In an event that would have been unfathomable a few years ago, former Soviet President Mikhail S. Gorbachev opened an office Friday on one of America’s most hallowed military posts, the Presidio of San Francisco.
Gorbachev, who resigned from office in 1991 as the Soviet Union crumbled, was given the key to new digs for his pro-democracy foundation by the Presidio’s commanding general in a ceremony rich with irony and symbolism.
“Please accept this key as a gesture of our goodwill and our best wishes to you as the newest Presidian,” Lt. Gen. Glynn C. Mallory Jr. told Gorbachev.
“I assure you this key is in reliable hands,” the world’s former top communist replied with a grin.
The Gorbachev Foundation USA was invited to sink roots at the Presidio as part of the post’s conversion from the headquarters of the 6th U.S. Army to a national park. The base, a stunning piece of oceanfront real estate that has stood guard over the Bay Area for two centuries, is one of dozens scheduled for closure in cost-cutting moves by the Pentagon.
The Army will vacate the Presidio next year, and the National Park Service is reviewing 350 proposals for potential uses in the new park. They range from construction of a bungee-jumping tower to creation of a center for global environmental studies.
Gorbachev is the first applicant granted permission to move onto the post. His foundation is considered a desirable tenant because it may lure other prestigious organizations with an international focus, a theme the Park Service is promoting.
The foundation’s small staff will occupy a stately white house that was formerly home to a Coast Guard commandant. Ringed by Monterey cypress trees and just steps from the surf, it commands views of the Golden Gate Bridge and San Francisco’s skyline.
“The entire Presidio is spectacular, but he got one of the best spots, that’s for sure,” said Park Service spokesman Howard Levitt. He said the lease arrangements are temporary and may change when the park blueprint is completed next year.
Gorbachev launched his Moscow-based foundation soon after resigning as president, declaring as his top goals global peace and the strengthening of democracy in the former Soviet republics. The foundation’s U.S. arm, run by a board chaired by former Sen. Alan Cranston of California, raises money and provides technical support.

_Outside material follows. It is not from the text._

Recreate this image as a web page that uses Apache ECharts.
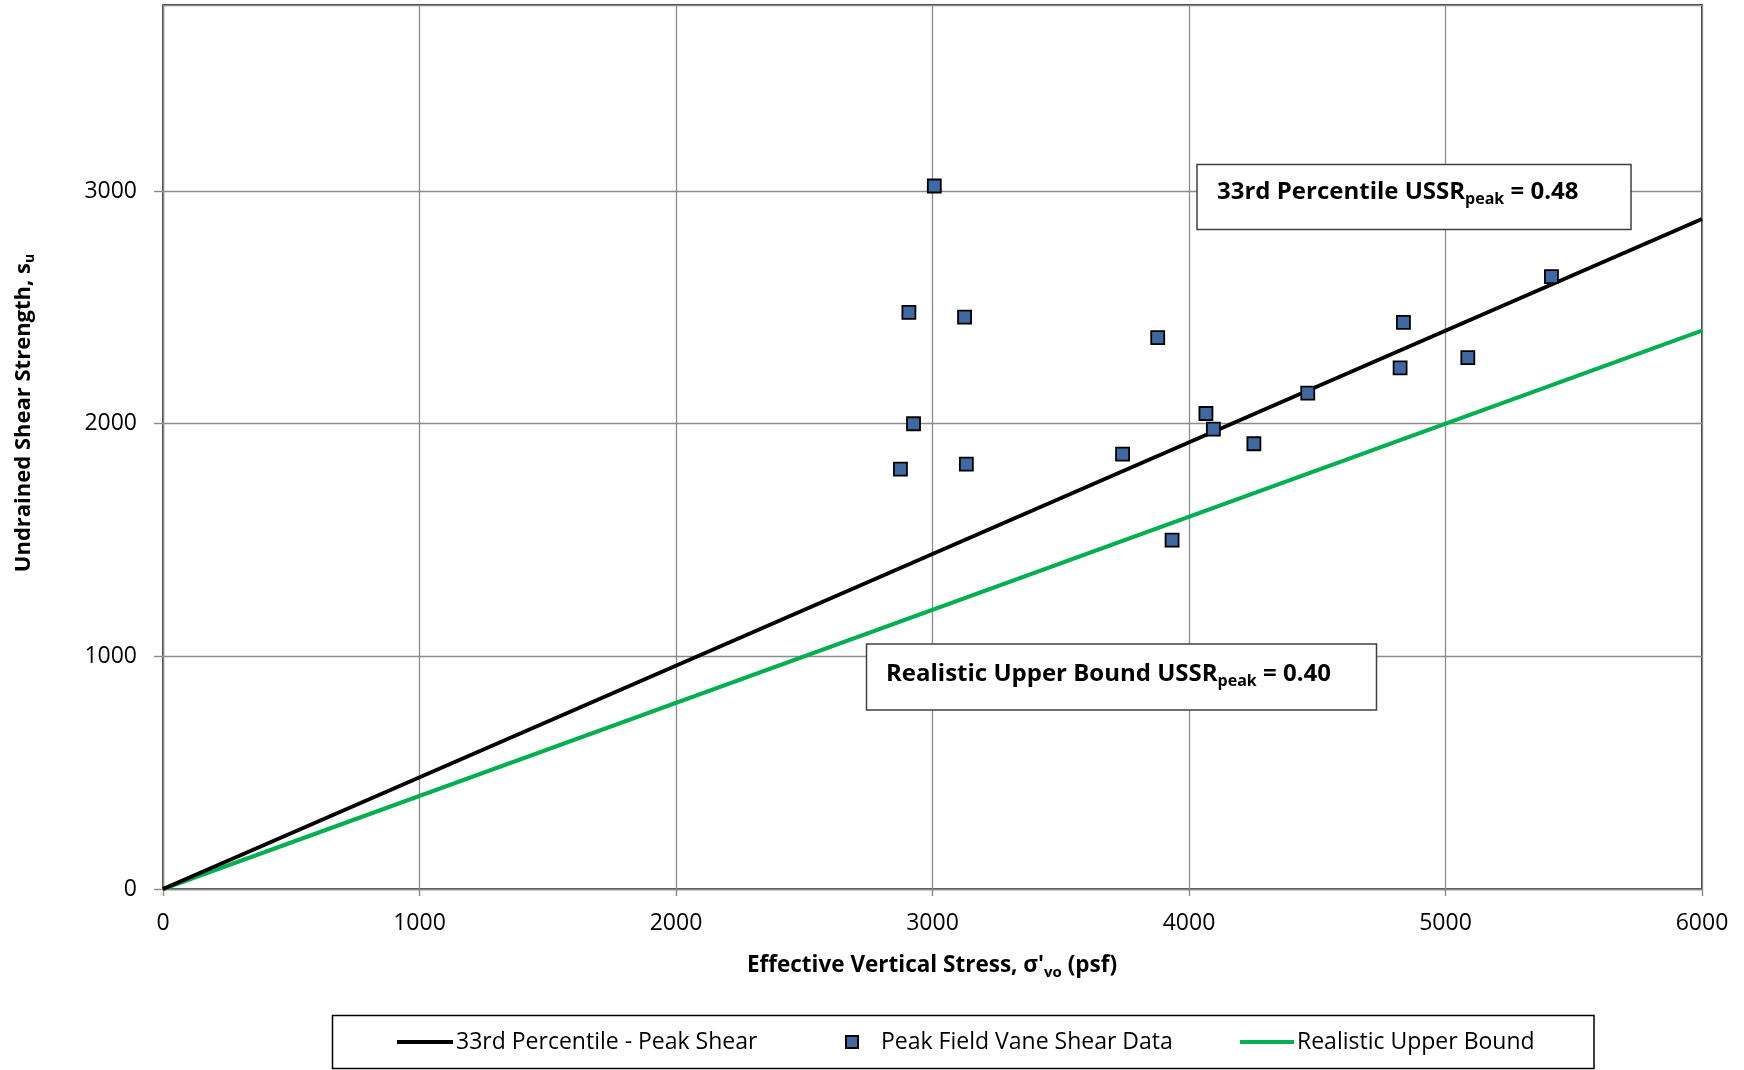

On Friday, few who attended the ceremony failed to herald the historic significance of Gorbachev--a onetime Cold War adversary--setting up shop on the oldest continually operating military base in the United States.
“It is only fitting for the leader of a peace foundation to be welcomed by a soldier,” said Lt. Gen. Mallory. “It shows that the defenders of the Golden Gate have been successful . . . and now we proudly stand aside.”
Gorbachev gave this assessment of the moment to the crowd of dignitaries shivering in the San Francisco fog:
“This is the symbol of our irreversible transition from an era of confrontation and militaristic insanity to a new world order, one that promises dividends for all.”
At the close of the ceremony, Gorbachev was joined via satellite by singer Billy Joel, who announced a June benefit concert to raise money to immunize children in the United States and Russia.